President Bola Tinubu has approved the implementation of the Stephen Oronsaye report, which recommended scrapping and merging Federal Government agencies.
The Minister of Information and National Orientation, Mohammed Idris, stated this while briefing State House correspondents after the Federal Executive Council meeting in Abuja on Monday, February 26.
One of the President’s media aides, Bayo Onanuga, also said in a post on X, shortly after the meeting that the directive aimed at a “leaner government.”
The directive came barely seven months after the President formed the biggest-ever cabinet in the country with 48 ministers and dozens of aides who are remunerated with the country’s lean resources.
The ICIR reports that fears had grown among workers because of possible job losses given the duplication of responsibilities by some Federal Government agencies since the Oronsaye team presented the report.

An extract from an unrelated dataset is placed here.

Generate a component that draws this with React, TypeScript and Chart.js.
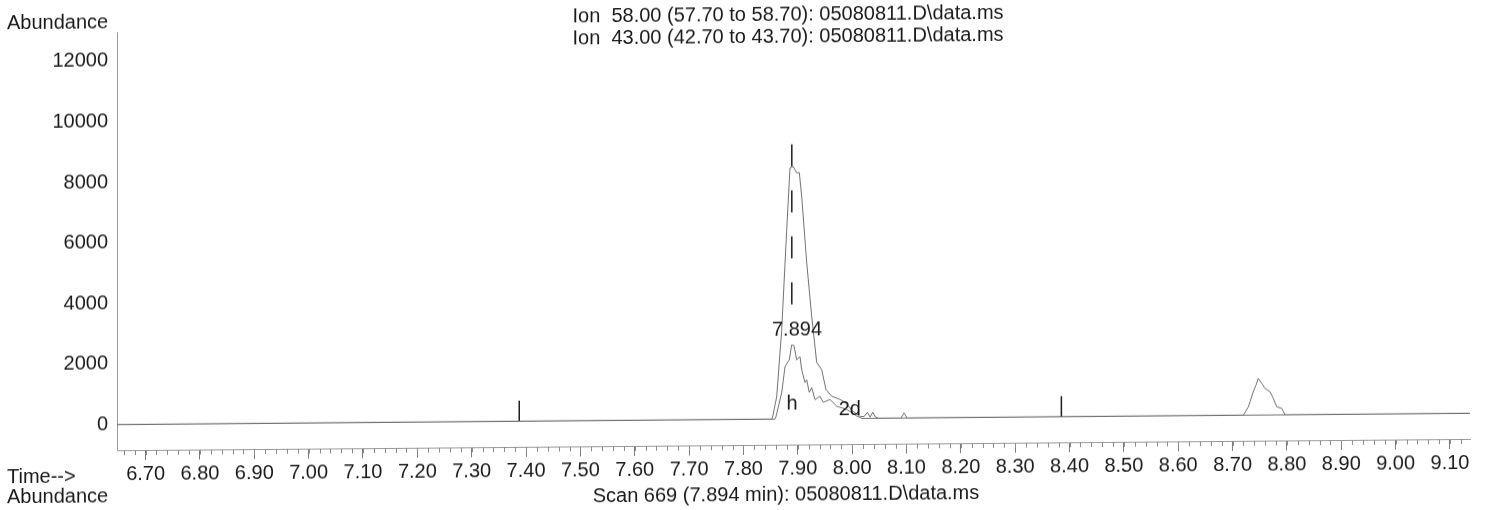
import React, { useEffect, useRef } from 'react';
import { Chart, registerables } from 'chart.js';

Chart.register(...registerables);

// ---- data (retention time in minutes, abundance) ----
const ION58_TIME = [
  6.6474, 7.852, 7.8538, 7.8612, 7.8704, 7.8796, 7.8857, 7.8917, 7.898, 7.9028,
  7.9072, 7.9164, 7.9256, 7.9348, 7.944, 7.9519, 7.9624, 7.9777, 7.985, 7.993,
  8.0, 8.008, 8.015, 8.022, 8.028, 8.033, 8.038, 8.043, 8.049, 8.09, 8.0955, 8.101,
  8.7197, 8.7289, 8.7381, 8.7431, 8.7473, 8.7536, 8.7596, 8.7688, 8.7749, 8.7812,
  8.7904, 8.7965, 9.1368,
];
const ION58_ABUND = [
  0, 0, 80, 740, 2940, 6240, 8290, 8330, 8120, 8130,
  7340, 5160, 3380, 1860, 1620, 960, 740, 630, 560, 420,
  260, 150, 60, 60, 200, 40, 200, 40, 0, 0, 170, 0,
  0, 270, 770, 990, 1210, 1050, 880, 770, 550, 270,
  220, 0, 0,
];
const ION43_TIME = [
  6.6474, 7.858, 7.8599, 7.8704, 7.8765, 7.8807, 7.8844, 7.8888, 7.893, 7.898,
  7.904, 7.9072, 7.9132, 7.9164, 7.9212, 7.9256, 7.9317, 7.9409, 7.9469, 7.9593,
  7.9716, 7.99, 8.0084, 8.018, 9.1368,
];
const ION43_ABUND = [
  0, 0, 80, 870, 1730, 1860, 1950, 2450, 2420, 1950,
  2060, 1620, 1200, 1290, 870, 1030, 630, 740, 540, 630,
  410, 300, 80, 0, 0,
];
const MARKER_TIMES = [7.3875, 8.385];
const MARKER_HEIGHT = 680;
const RT_TIME = 7.889;
const RT_RANGE = [9060, 3550];
const X_TICKS = [
  6.7, 6.8, 6.9, 7.0, 7.1, 7.2, 7.3, 7.4, 7.5, 7.6, 7.7, 7.8, 7.9,
  8.0, 8.1, 8.2, 8.3, 8.4, 8.5, 8.6, 8.7, 8.8, 8.9, 9.0, 9.1,
];
const Y_TICKS = [0, 2000, 4000, 6000, 8000, 10000, 12000];
const X_MIN = 6.6474;
const X_MAX = 9.1368;
const Y_MIN = -845;
const Y_MAX = 12950;
const ANNOTATIONS = [
  { text: '7.894', t: 7.8985, v: 2940 },
  { text: '2d', t: 7.9958, v: 300 },
  { text: 'h', t: 7.8894, v: 500 },
];
const TITLE_LINES = [
  'Ion  58.00 (57.70 to 58.70): 05080811.D\\data.ms',
  'Ion  43.00 (42.70 to 43.70): 05080811.D\\data.ms',
];
const FOOTER = 'Scan 669 (7.894 min): 05080811.D\\data.ms';

const FONT_FAMILY = '"Liberation Sans", Arial, sans-serif';
const TEXT_COLOR = '#1a1a1a';

const overlayPlugin = {
  id: 'overlay',
  afterDraw(chart: any) {
    const { ctx, chartArea } = chart;
    const x = chart.scales.x;
    const y = chart.scales.y;
    ctx.save();
    ctx.strokeStyle = '#8a8a8a';
    ctx.lineWidth = 1;
    for (let i = 0; i < 200; i++) {
      const t = 6.66 + i * 0.02;
      if (t > X_MAX) break;
      const px = Math.round(x.getPixelForValue(t)) + 0.5;
      ctx.beginPath();
      ctx.moveTo(px, chartArea.bottom);
      ctx.lineTo(px, chartArea.bottom + 5);
      ctx.stroke();
    }
    ctx.fillStyle = TEXT_COLOR;
    ctx.font = `20px ${FONT_FAMILY}`;
    ctx.textAlign = 'center';
    ctx.textBaseline = 'middle';
    ANNOTATIONS.forEach((a) => {
      ctx.fillText(a.text, x.getPixelForValue(a.t), y.getPixelForValue(a.v));
    });
    ctx.restore();
  },
};

export default function App() {
  const ref = useRef<HTMLCanvasElement | null>(null);

  useEffect(() => {
    if (!ref.current) return;
    const traceStyle = {
      borderColor: '#707070',
      borderWidth: 1,
      pointRadius: 0,
      tension: 0,
      fill: false,
    };
    const chart = new Chart(ref.current, {
      type: 'line',
      data: {
        datasets: [
          {
            ...traceStyle,
            data: ION58_TIME.map((t, i) => ({ x: t, y: ION58_ABUND[i] })),
          },
          {
            ...traceStyle,
            data: ION43_TIME.map((t, i) => ({ x: t, y: ION43_ABUND[i] })),
          },
          ...MARKER_TIMES.map((t) => ({
            data: [
              { x: t, y: 0 },
              { x: t, y: MARKER_HEIGHT },
            ],
            borderColor: '#1a1a1a',
            borderWidth: 1.5,
            pointRadius: 0,
          })),
          {
            data: [
              { x: RT_TIME, y: RT_RANGE[0] },
              { x: RT_TIME, y: RT_RANGE[1] },
            ],
            borderColor: '#1a1a1a',
            borderWidth: 1.5,
            borderDash: [22, 24],
            pointRadius: 0,
          },
        ],
      },
      options: {
        responsive: false,
        animation: false,
        layout: { padding: { top: 27, right: 18, left: 0, bottom: 0 } },
        plugins: { legend: { display: false }, tooltip: { enabled: false } },
        scales: {
          x: {
            type: 'linear',
            min: X_MIN,
            max: X_MAX,
            afterBuildTicks: (s: any) => {
              s.ticks = X_TICKS.map((v) => ({ value: v }));
            },
            afterFit: (s: any) => {
              s.height = 65;
            },
            grid: { drawOnChartArea: false, tickLength: 10, color: '#7a7a7a' },
            border: { color: '#9a9a9a' },
            ticks: {
              autoSkip: false,
              maxRotation: 0,
              padding: 2,
              color: TEXT_COLOR,
              font: { family: FONT_FAMILY, size: 20 },
              callback: (v: any) => Number(v).toFixed(2),
            },
          },
          y: {
            type: 'linear',
            min: Y_MIN,
            max: Y_MAX,
            afterBuildTicks: (s: any) => {
              s.ticks = Y_TICKS.map((v) => ({ value: v }));
            },
            afterFit: (s: any) => {
              s.width = 117;
            },
            grid: { drawOnChartArea: false, drawTicks: false },
            border: { color: '#9a9a9a' },
            ticks: {
              padding: 9,
              color: TEXT_COLOR,
              font: { family: FONT_FAMILY, size: 20 },
              callback: (v: any) => String(v),
            },
          },
        },
      },
      plugins: [overlayPlugin],
    } as any);
    return () => chart.destroy();
  }, []);

  const textStyle: React.CSSProperties = {
    position: 'absolute',
    font: `20px ${FONT_FAMILY}`,
    lineHeight: '20px',
    color: TEXT_COLOR,
    whiteSpace: 'pre',
  };

  return (
    <div
      style={{
        position: 'fixed',
        left: 0,
        top: 0,
        width: 1488,
        height: 510,
        background: '#fff',
        transform: 'skewY(-0.48deg)',
        transformOrigin: '744px 255px',
      }}
    >
      <canvas ref={ref} width={1488} height={510} style={{ position: 'absolute', left: 0, top: 0 }} />
      <div style={{ ...textStyle, left: 7, top: 6 }}>Abundance</div>
      <div style={{ ...textStyle, left: 788, top: 4, transform: 'translateX(-50%)' }}>{TITLE_LINES[0]}</div>
      <div style={{ ...textStyle, left: 788, top: 26, transform: 'translateX(-50%)' }}>{TITLE_LINES[1]}</div>
      <div style={{ ...textStyle, left: 7, top: 460 }}>Time--&gt;</div>
      <div style={{ ...textStyle, left: 7, top: 480 }}>Abundance</div>
      <div style={{ ...textStyle, left: 786, top: 484, transform: 'translateX(-50%)' }}>{FOOTER}</div>
    </div>
  );
}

For instance, the Independent Corrupt Practices and Other Related Offences (ICPC) does almost the same jobs as the Economic and Financial Crimes Commission (EFCC). The two institutions have hundreds of workers.
The report recommended their merger.
Similarly, the report recommended that the Nigeria Television Authority (NTA), Federal Radio Corporation of Nigeria (FRCN), and the Voice of Nigeria (VON) should be merged. These are in addition to several other agencies of the Federal Government that will be scrapped or merged.
If implemented, the Federal Government’s 263 statutory agencies as of 2012 could be reduced to 161, making 102 heads of those agencies lose their jobs.
The report, submitted to the Federal Government in 2012, caught the attention of the three presidents that have led the nation between 2012 and now. They are former presidents Goodluck Jonathan and Mohammadu Buhari, and the incumbent Tinubu.
Jonathan and Buhari had at different times considered its implementation but failed.
The former set up the committee in 2012 and named it “The Presidential Committee on the Rationalisation and Restructuring of Federal Government Parastatals, Commissions and Agencies”, with former Head of Service of the Federation, Steve Oronsaye heading it.
The Minister of Information and National Orientation, Mohammed Idris, while speaking to the State House correspondents said the decision by Tinubu to merge the MDAs was in the interest of Nigerians.
“So in a very bold move today, this administration, under the leadership of President Bola Ahmed Tinubu, consistent again with his courage to take very far-reaching decisions in the interest of Nigeria, has taken a decision to implement the so-called Oronsaye Report.
“Now, what that means is that a number of agencies, commissions, and some departments have actually been scrapped. Some have been modified, and marked while others have been subsumed. Others, of course, have also been moved from some ministries to others where the government feels they will operate better,” Idris said.
Similarly, Onanuga noted that the President and the Federal Executive Council had decided to implement the report.
“Twelve years after the Steve Oronsaye panel submitted its report on restructuring and rationalising Federal Government parastatals and agencies and a white paper issued two years after, President Tinubu and the Federal Executive Council today decided to implement the report.
“Many agencies will be scrapped and many others will be merged, to pave the way to a leaner government,” he said.
The implementation involves merging, subsuming and scrapping agencies with similar functions.
According to Onanuga, an eight-man committee has a 12-week deadline to ensure that the necessary legislative amendments and administrative restructuring needed to implement the reforms are effected in an efficient manner.
The committee members include the Secretary to the Government of the Federation, Head of the Civil Service, Attorney General and Minister of Justice, Minister of Budget and Planning, Director-General Bureau of Public Service Reform, Special Adviser to the President on Policy Coordination, and Special Assistant to the President on National Assembly.